Despite the many challenges, or perhaps because of them, the industry continues to progress and utilize new technology in innovative ways.
Good retailers are key to a great shopping center, and their ability to generate sales from e-commerce demonstrates that the traditional patterns of store growth are over, and stores are becoming multi-functional in ways that we thought were not possible ten years ago.
Today, brick-and-mortar shops have become an extension of the shopping experience, where the store is a brand statement that helps to drive sales across all channels. Customers research and price-match online prior to the point of purchase, creating a more knowledgeable, informed consumer with much higher expectations. Retailers have to rework their strategies to match the paradigm shift in consumer demands, and that means reaching across all channels, simultaneously and seamlessly. Omni-channel retail lets consumer experience a brand as a whole, beyond just e-commerce.
While traditional computer sales decline, global tablet and smart phone sales are soaring as consumers shift their social networking, email, shopping, gaming and other activities to their mobile devices.
Sales of smart phones and tablets are rising by more than 50% annually, so we, in the shopping center industry, need to provide as good an experience on mobiles as we do on computers, and in stores.
More than e-commerce capabilities, retailers are managing and integrating their data to provide customers with a complete, immersive experience across multiple platforms, fostering strong brand loyalty, something that has become increasingly important to consumers.
But it takes mores than just a mobile-friendly website to meet the power shift toward consumers as information is at their fingertips while their shopping, allowing them to "show-room". And retailers are finding new ways to combat that, either through premium services, price-matching or by taking advantage of new technology that enables them to set and change prices dramatically. As a result, consumers now have greatly elevated expectations of price, value and services.

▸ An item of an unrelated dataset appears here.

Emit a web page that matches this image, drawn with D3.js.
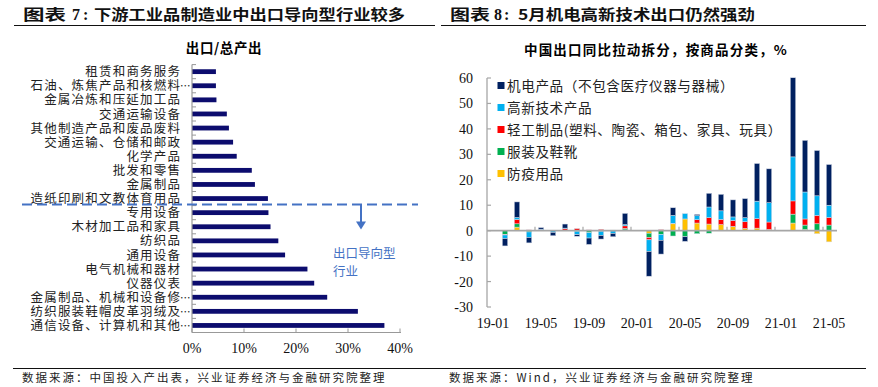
<!DOCTYPE html>
<html>
<head>
<meta charset="utf-8">
<script src="https://cdn.jsdelivr.net/npm/d3@7"></script>
<style>
  body { margin: 0; background: #fff; }
  svg { display: block; }
  .cjk { font-family: "Noto Sans CJK SC", sans-serif; }
  .num { font-family: "Liberation Serif", "Times New Roman", serif; }
</style>
</head>
<body>
<svg id="chart" width="878" height="387"></svg>
<script>
// ---- left chart data: export / total output
const industries = [
  "租赁和商务服务", "石油、炼焦产品和核燃料…", "金属冶炼和压延加工品", "交通运输设备",
  "其他制造产品和废品废料", "交通运输、仓储和邮政", "化学产品", "批发和零售", "金属制品",
  "造纸印刷和文教体育用品", "专用设备", "木材加工品和家具", "纺织品", "通用设备",
  "电气机械和器材", "仪器仪表", "金属制品、机械和设备修…", "纺织服装鞋帽皮革羽绒及…",
  "通信设备、计算机和其他…"
];
const exportShare = [4.6, 4.6, 4.7, 6.7, 7.1, 7.9, 8.6, 11.5, 12.1,
  14.6, 14.7, 15.1, 16.6, 17.9, 22.2, 23.5, 26.0, 31.9, 37.0];
const shareTicks = [0, 10, 20, 30, 40];

// ---- right chart data: export yoy contribution by product, %
const months = ["19-01","19-02","19-03","19-04","19-05","19-06","19-07","19-08","19-09","19-10","19-11","19-12",
  "20-01","20-02","20-03","20-04","20-05","20-06","20-07","20-08","20-09","20-10","20-11","20-12",
  "21-01","21-02","21-03","21-04","21-05"];
const monthLabels = ["19-01","19-05","19-09","20-01","20-05","20-09","21-01","21-05"];
const electro = [null,-2.9,6.1,-2.1,0.6,-1.3,1.6,-0.6,-2.5,-1.4,-1.3,4.4,
  null,-9.7,-5.4,3.0,-1.8,0.5,5.4,6.5,6.7,7.5,14.8,13.3,
  null,31.1,20.3,17.8,16.0];
const hitech = [null,-1.4,0.8,-2.2,0.3,-0.6,0.2,-1.4,-2.1,-1.7,-1.0,0.5,
  null,-4.6,-2.3,3.1,2.1,1.6,4.2,3.4,1.4,1.6,6.9,7.6,
  null,17.3,10.6,7.7,4.8];
const light = [null,-0.2,1.7,0.3,0.3,0,0.6,0.8,0.3,0.5,0.2,1.0,
  null,-0.9,0.4,0.2,0,1.3,2.5,2.0,2.3,2.6,3.7,2.9,
  null,5.2,2.4,3.3,3.0];
const apparel = [null,-1.5,1.3,-0.5,0,-0.1,0,-0.2,-0.8,-0.2,-0.1,0.6,
  null,-1.7,-1.5,-2.1,-2.4,-1.2,-1.0,0,0.1,0.1,0,0,
  null,3.5,1.7,2.7,2.2];
const epidemic = [null,0,1.4,0,0,0,0.2,0,0,0,0,0.3,
  null,-1.0,0,2.7,4.6,3.0,2.6,2.4,1.6,0.8,1.0,0.5,
  null,3.0,0.5,-1.2,-4.4];
const seriesNames = ["机电产品（不包含医疗仪器与器械）", "高新技术产品", "轻工制品(塑料、陶瓷、箱包、家具、玩具）", "服装及鞋靴", "防疫用品"];
const seriesColors = ["#002060", "#00b0f0", "#ff0000", "#00b050", "#ffc000"];
const yTicks = [60, 50, 40, 30, 20, 10, 0, -10, -20, -30];

const svg = d3.select("#chart");
svg.append("rect").attr("width", 878).attr("height", 387).attr("fill", "#fff");

// ---- headers (glyphs in the source are a little wide, so stretch to fit)
function header(x0, w0, num, numX, colonX, rest, restX, restW, lineEnd) {
  const bold = (x, w, s) => svg.append("text").attr("class", "cjk").attr("x", x).attr("y", 20)
    .attr("font-size", 14.5).attr("font-weight", 700).attr("fill", "#111")
    .attr("textLength", w).attr("lengthAdjust", "spacingAndGlyphs").text(s);
  bold(x0, w0, "图表");
  svg.append("text").attr("class", "num").attr("x", numX).attr("y", 20).attr("font-size", 16)
    .attr("font-weight", 700).attr("fill", "#111").text(num);
  svg.append("text").attr("class", "num").attr("x", colonX).attr("y", 20).attr("font-size", 16)
    .attr("font-weight", 700).attr("fill", "#111").text(":");
  bold(restX, restW, rest);
  svg.append("line").attr("x1", x0 - 9).attr("x2", lineEnd).attr("y1", 25.5).attr("y2", 25.5)
    .attr("stroke", "#111").attr("stroke-width", 1);
}
header(23, 43, "7", 72, 83, "下游工业品制造业中出口导向型行业较多", 94, 311, 435);
header(450, 40, "8", 494, 504, "5月机电高新技术出口仍然强劲", 518, 237, 866);

svg.append("line").attr("x1", 13).attr("x2", 866).attr("y1", 368.5).attr("y2", 368.5)
  .attr("stroke", "#111").attr("stroke-width", 1);
svg.append("text").attr("class", "cjk").attr("x", 22).attr("y", 382).attr("font-size", 11.5)
  .attr("letter-spacing", 2).attr("fill", "#222").text("数据来源：中国投入产出表，兴业证券经济与金融研究院整理");
svg.append("text").attr("class", "cjk").attr("x", 449).attr("y", 382).attr("font-size", 11.5)
  .attr("letter-spacing", 2).attr("fill", "#222").text("数据来源：Wind，兴业证券经济与金融研究院整理");

// ---- left chart
const L = { left: 192, right: 400, top: 64.6, bottom: 332.5 };
svg.append("text").attr("class", "cjk").attr("x", 224).attr("y", 53).attr("text-anchor", "middle")
  .attr("font-size", 13.5).attr("font-weight", 700).attr("letter-spacing", 0.6).text("出口/总产出");

const xs = d3.scaleLinear().domain([0, 40]).range([L.left, L.right]);
const ys = d3.scaleBand().domain(industries).range([L.top, L.bottom]).paddingInner(0.66).paddingOuter(0.33);
const step = ys.step();

const gl = svg.append("g");
gl.selectAll("rect.bar").data(industries).join("rect").attr("class", "bar")
  .attr("x", xs(0)).attr("y", d => ys(d))
  .attr("width", (d, i) => xs(exportShare[i]) - xs(0)).attr("height", ys.bandwidth())
  .attr("fill", "#0c0c6e");

// axes
gl.append("line").attr("x1", L.left).attr("x2", L.left).attr("y1", L.top).attr("y2", L.bottom)
  .attr("stroke", "#999").attr("stroke-width", 1.2);
gl.append("line").attr("x1", L.left).attr("x2", L.right + 1).attr("y1", L.bottom).attr("y2", L.bottom)
  .attr("stroke", "#999").attr("stroke-width", 1.2);
d3.range(industries.length + 1).forEach(i => {
  const y = L.top + i * step;
  gl.append("line").attr("x1", L.left).attr("x2", L.left + 4).attr("y1", y).attr("y2", y)
    .attr("stroke", "#999").attr("stroke-width", 1);
});
shareTicks.forEach(t => {
  gl.append("line").attr("x1", xs(t)).attr("x2", xs(t)).attr("y1", L.bottom).attr("y2", L.bottom - 4)
    .attr("stroke", "#999").attr("stroke-width", 1);
  gl.append("text").attr("class", "num").attr("x", xs(t)).attr("y", 353).attr("text-anchor", "middle")
    .attr("font-size", 14).attr("fill", "#111").text(t + "%");
});
industries.forEach(d => {
  const cut = d.endsWith("…");
  const y = ys(d) + ys.bandwidth() / 2 + 4.6;
  gl.append("text").attr("class", "cjk").attr("x", 181.2).attr("y", y).attr("text-anchor", "end")
    .attr("font-size", 12.5).attr("letter-spacing", 1.2).attr("fill", "#222").text(cut ? d.slice(0, -1) : d);
  if (cut) gl.append("text").attr("class", "cjk").attr("x", 180).attr("y", y)
    .attr("font-size", 10.5).attr("fill", "#222").text("…");
});

// annotation
const annoY = ys("造纸印刷和文教体育用品") + ys.bandwidth() / 2 + 6;
gl.append("line").attr("x1", 22).attr("x2", 418).attr("y1", annoY).attr("y2", annoY)
  .attr("stroke", "#4472c4").attr("stroke-width", 2).attr("stroke-dasharray", "10,5");
gl.append("line").attr("x1", 361).attr("x2", 361).attr("y1", annoY).attr("y2", annoY + 18)
  .attr("stroke", "#4472c4").attr("stroke-width", 2);
gl.append("path").attr("d", `M356,${annoY + 17}L366,${annoY + 17}L361,${annoY + 25}Z`).attr("fill", "#4472c4");
gl.append("text").attr("class", "cjk").attr("x", 333).attr("y", annoY + 53).attr("font-size", 12.5)
  .attr("fill", "#4472c4").text("出口导向型");
gl.append("text").attr("class", "cjk").attr("x", 333).attr("y", annoY + 71).attr("font-size", 12.5)
  .attr("fill", "#4472c4").text("行业");

// ---- right chart
const R = { left: 487, right: 835, top: 78, bottom: 307 };
svg.append("text").attr("class", "cjk").attr("x", 656).attr("y", 55).attr("text-anchor", "middle")
  .attr("font-size", 13.5).attr("font-weight", 700).attr("letter-spacing", 1.2).text("中国出口同比拉动拆分，按商品分类，%");

const xb = d3.scaleBand().domain(months).range([R.left, R.right]).paddingInner(0.55).paddingOuter(0.275);
const yv = d3.scaleLinear().domain([-30, 60]).range([R.bottom, R.top]);

const rows = months.map((m, i) => ({
  month: m, s4: epidemic[i] || 0, s3: apparel[i] || 0, s2: light[i] || 0, s1: hitech[i] || 0, s0: electro[i] || 0
}));
const keys = ["s4", "s3", "s2", "s1", "s0"];
const colorOf = { s0: seriesColors[0], s1: seriesColors[1], s2: seriesColors[2], s3: seriesColors[3], s4: seriesColors[4] };
const stacked = d3.stack().keys(keys).offset(d3.stackOffsetDiverging)(rows);

const gr = svg.append("g");
gr.selectAll("g.layer").data(stacked).join("g").attr("class", "layer")
  .attr("fill", d => colorOf[d.key])
  .selectAll("rect").data(d => d.filter(p => p[1] !== p[0])).join("rect")
  .attr("x", p => xb(p.data.month)).attr("width", xb.bandwidth())
  .attr("y", p => yv(Math.max(p[0], p[1]))).attr("height", p => Math.abs(yv(p[0]) - yv(p[1])))
  .attr("stroke", "#d5dbe8").attr("stroke-width", 0.5);

gr.append("line").attr("x1", R.left).attr("x2", R.left).attr("y1", R.top).attr("y2", R.bottom)
  .attr("stroke", "#a6a6a6").attr("stroke-width", 1.3);
yTicks.forEach(t => {
  gr.append("line").attr("x1", R.left).attr("x2", R.left + 4).attr("y1", yv(t)).attr("y2", yv(t))
    .attr("stroke", "#a6a6a6").attr("stroke-width", 1.2);
  gr.append("text").attr("class", "num").attr("x", 473).attr("y", yv(t) + 5).attr("text-anchor", "end")
    .attr("font-size", 14).attr("fill", "#111").text(t);
});
gr.append("line").attr("x1", R.left).attr("x2", R.right + 2).attr("y1", yv(0)).attr("y2", yv(0))
  .attr("stroke", "#a6a6a6").attr("stroke-width", 1.8);
d3.range(4, months.length, 4).forEach(i => {
  const x = R.left + i * xb.step();
  gr.append("line").attr("x1", x).attr("x2", x).attr("y1", yv(0)).attr("y2", yv(0) - 4)
    .attr("stroke", "#a6a6a6").attr("stroke-width", 1.2);
});
monthLabels.forEach(m => {
  gr.append("text").attr("class", "num").attr("x", xb(m) + xb.bandwidth() / 2).attr("y", 328)
    .attr("text-anchor", "middle").attr("font-size", 14).attr("fill", "#111").text(m);
});

// legend
seriesNames.forEach((n, i) => {
  const y = 85.5 + i * 22;
  gr.append("rect").attr("x", 497.5).attr("y", y - 3.5).attr("width", 7).attr("height", 7).attr("fill", seriesColors[i]);
  gr.append("text").attr("class", "cjk").attr("x", 507).attr("y", y + 5).attr("font-size", 13.6)
    .attr("letter-spacing", 0.6).attr("fill", "#222").text(n);
});
</script>
</body>
</html>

Retailers are harnessing new technologies in many ways in order to cut expenses, improve efficiency and enhance the in-store shopping experience. Location-based services like geo-fencing works for shopping centers, and for retailers. Shopping center marketing managers have a revolutionary tool to talk to customers, on-on-one, and bring them into the store. And with the enormous amount of data available, retail marketing is now more efficient, with the capability to track purchase patterns, website visits, social network affinities, loyalty programs and data mining. Retailers and shopping center operators have a deeper understanding of the consumer, and can configure retail space appropriately and provide the necessary infrastructure.